Infoworld recently reviewed the Alfresco open source ECM platform:
http://www.infoworld.com/article/06/06/15/79206_25TCalfresco_1.html
The author, Mike Heck, favorably compares Alfresco to the much more expensive Documentum platform — confirming my view that open source ECM has arrived as a serious contender in the ECM marketplace.
Alfresco weighs in at a "Very Good" rating of 8.3, even after getting dinged by the reviewer for lacking the "capability to publish web sites". This is absolutely true. Alfresco today is not a web content management (WCM) system, but it's not positioned as one either. Instead, Alfresco provides a strong content repository for managing the lifecycle of all types of enterprise content, including documents, records, images, digital assets, etc.
Incidentally, complete WCM capability is under development and is slated for release later this year.

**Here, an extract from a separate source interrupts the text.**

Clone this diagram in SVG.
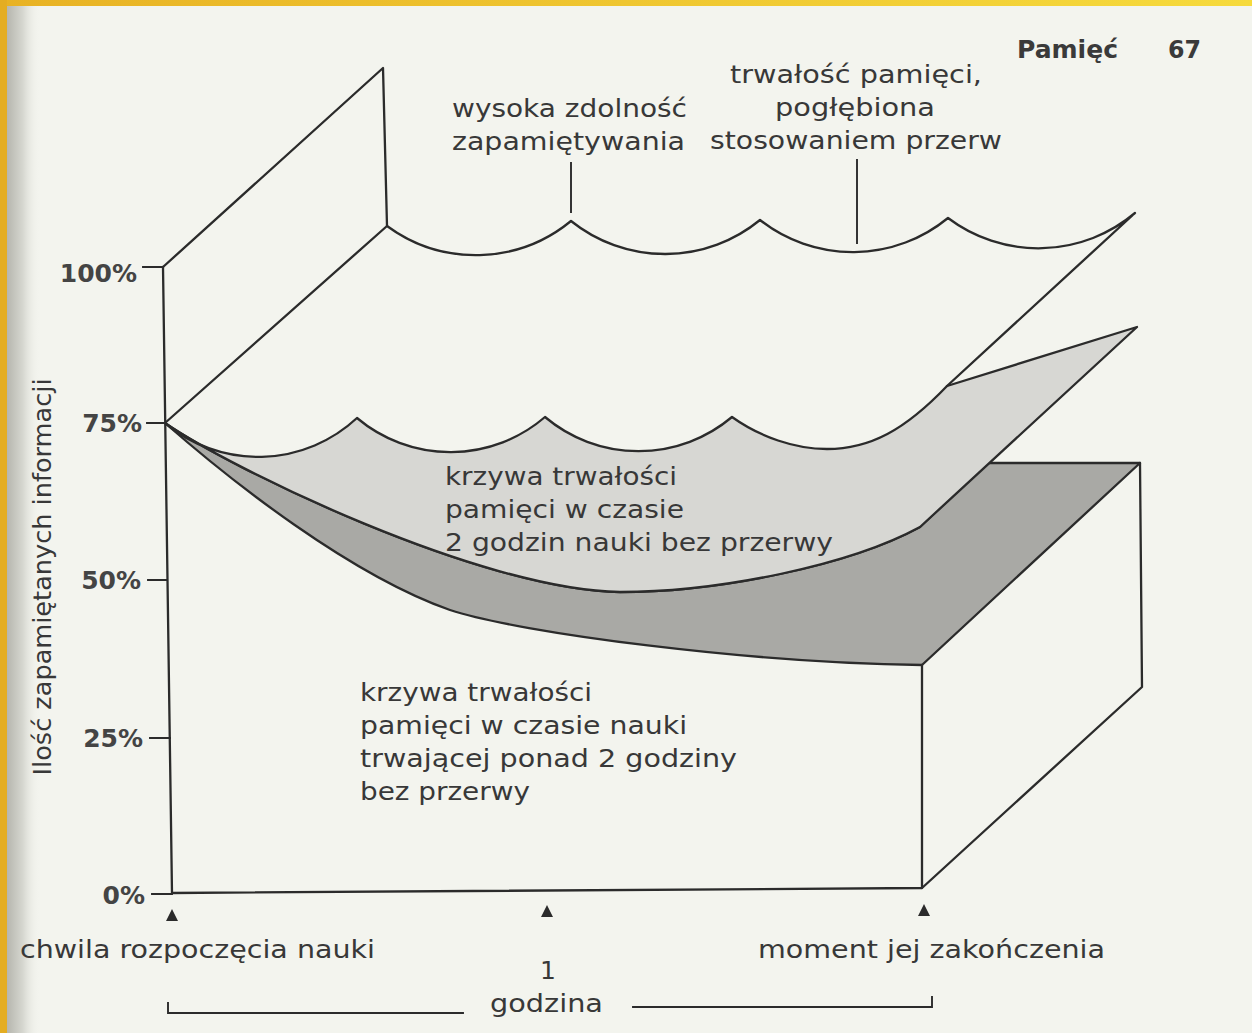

Overall, I think the review is well done — providing a concise overview of many of Alfresco's primary features. I think the review could benefit from a treatment of a few key capabilities that are not addressed, including:
- CIFS emulation support (Microsoft's file share protocol), which allows the Alfresco repository (or any space within it) to look as if it were simply a file share — a major ease-of-use feature that complements the WebDAV support
- Extensible content modeling type system, allowing users/adminstrators to easily define custom metadata to accurately characterize their content and/or define links and associations among content items
- Dashboard views, provided by a built-in templating engine that allows users/administrators to create custom views of the repository contents
By helping our clients deploy Alfresco, we've found these features to be quite useful toward creating/managing/collaborating on documents (CIFS makes it real easy), finding information faster (content models allows faster search), and getting work done faster (dashboard views). So any review of an ECM system should include these types of capabilities.